My initial reaction to what your "wheelbuilder" says is this: get a new wheelbuilder.
|brass nipps, and wheelsmith spokes ;-)||Spirito di Finocchio|
Mar 19, 2002 9:19 AM
|even if you use wheelsmith db 2.0/1.7 all round with brass nipps your wheel will only be slightly heavier than what you plan (about 420 grams 3x for 64 spokes and nipps) but will be a better bet for longeveity and integrity of build.
i was a naysayer as well and thought i rode light, could build better, and everone else was just dated in their views with regards to spokes and nipples. admittedly everyone pushed the dt's but i chose wheelsmith. the only difference i noticed was in my head as my clock didnt change and i kept with all the same gears and cadence as before on my regular course without having to true the wheels constantly and no spoke failue. if anything the wheels feel like they have more "snap" or alacrity.
if the weight bugs you choose a 30g lighter tire. and replace 5 times a year instead of 4 as it wears quicker.
oh, if nashbar have a runout on their 32 hole daytona hubs for about $50 and $30 for the rear and front. 9 speed tho.
your combo looks fine and balanced.
agree with others ditch the idiot builder.
|re:Another vote for brass nipples||dzrider|
Mar 19, 2002 9:37 AM
|I recently tried to true an 8 yr old wheel with alloy nipples and most of them crumbled or rounded in the spoke wrench. This has not been a problem with brass. I like Wheelsmith spokes as much as DT and, at 175 lbs, find little increase in durability from straight guage spokes. Almost every spoke I've broken has snapped at the bend, so get as much as you can at that point.|
|"Always" go butted spokes||Kerry|
Mar 19, 2002 5:07 PM
|Spokes don't break in the straight section, they break at the head. The strength of a spoke is determined by the thickness of the butt (head and thread). Butted spokes are more resilient and allow the forces to be distributed better over the wheel, and obviously they are lighter. The only downsides to butted spokes are cost and a bit more tendency for spoke windup. You can easily go 15/16 in the front and on the left side in the back, but probably should go 14/15 on the drive side. Your tradeoffs for weight and durability, though the added weight of 16 14/15 spokes will be pretty minimal. 14s certainly will fit in the hubs. 15 gauge spokes will only result in head breakage due to "sloppy fit" if the wheel is not properly tensioned, allowing the spoke heads to move with each wheel revolution.|
|Thanks for your advice. (nm)||CalgaryDave|
Mar 21, 2002 9:41 PM
|14/15's for durability||jw25|
Mar 22, 2002 2:03 PM
|First off, the wheelbuilder is full of it. The 2.0 spokes should fit snugly, but they'll fit. Chances are the shop has a bunch of 1.8 straights they want to get rid of.
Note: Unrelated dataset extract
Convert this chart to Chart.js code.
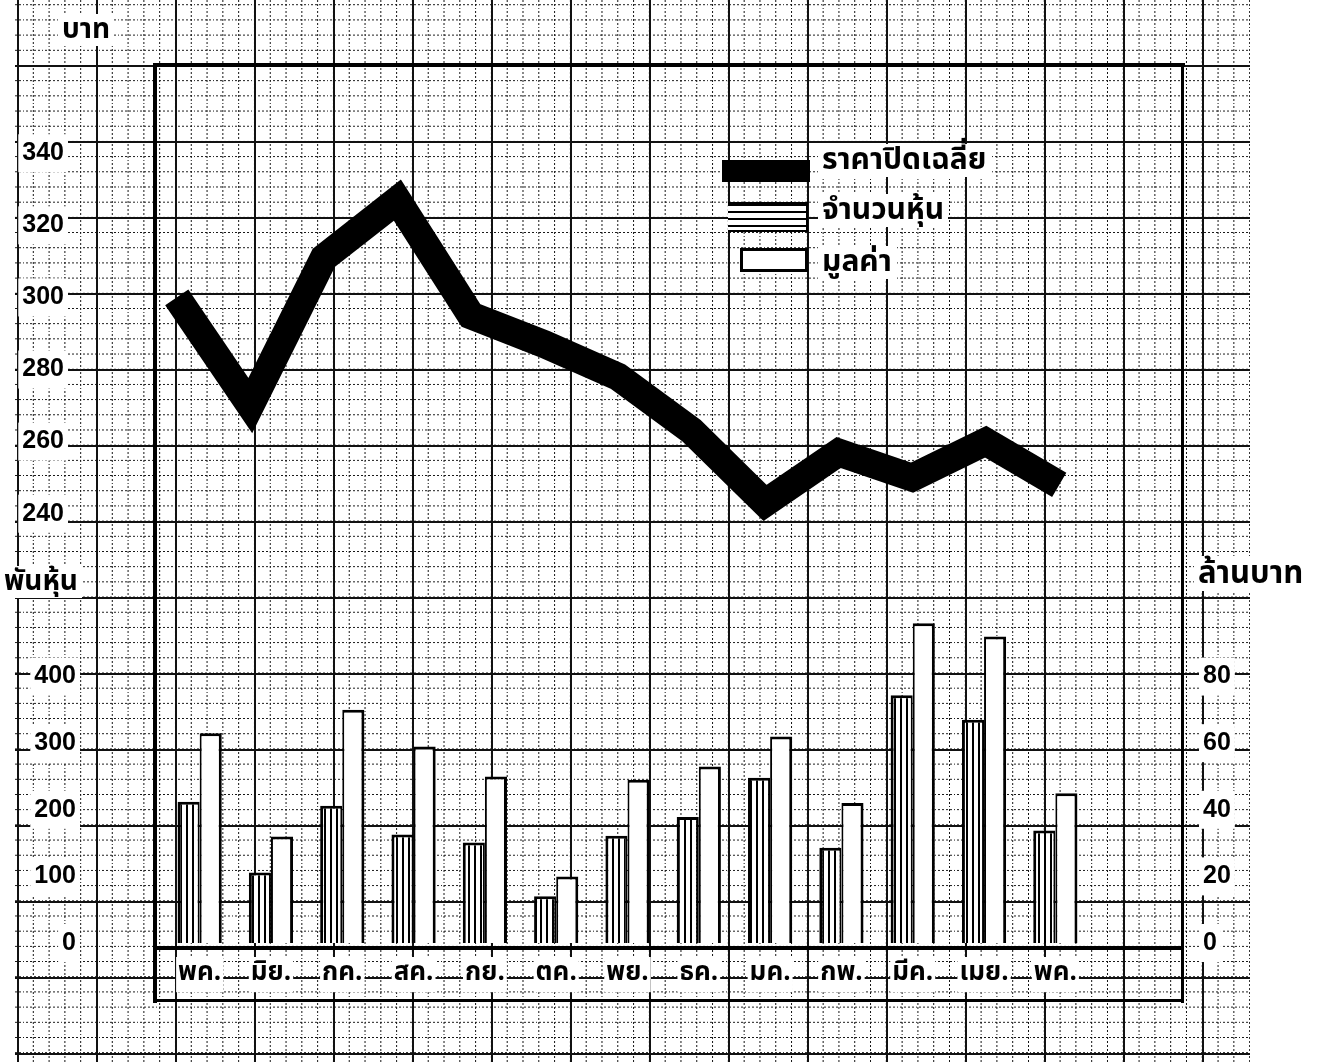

As far as the wheelset goes, what you've proposed is a fine set of wheels. I've had better luck with alloy nips than brass, so that's totally up to you. It's only 20 grams difference, though, and I've yet to see a broken brass nipple. I've personally snapped a few older alloy ones, though they were old - and purple anodized (it's a curse).
I'm running about 140 lbs. right now, and have raced off-road on 15/16's front and rear, with 14/15's on the rear drive side. Those wheels lasted 5 years, and were rebuilt this winter due to rim issues, not spoke problems. However, I went with 14/17 revos, because the 15 gauge section tends to dig into the hub flange quite a bit.
For the rims, the Open Pro's are fine, but at your weight, you might want to sacrifice a few grams for stiffness. I built up a set of CXP-33's recently, with Sapim 14/17 ultra-butteds, and they're very responsive. The Velocity Fusion's been mentioned, as well, and I'm sure there are others. I'd stay away from the box-type rims, like MA-3's, if you plan to race.
As many others have noted, the quality of the build is more important than the components used. Not to say the parts don't matter, but having optimum and balanced tension will greatly increase the longevity. Really, half the fun of custom wheels is, they're custom. Have fun.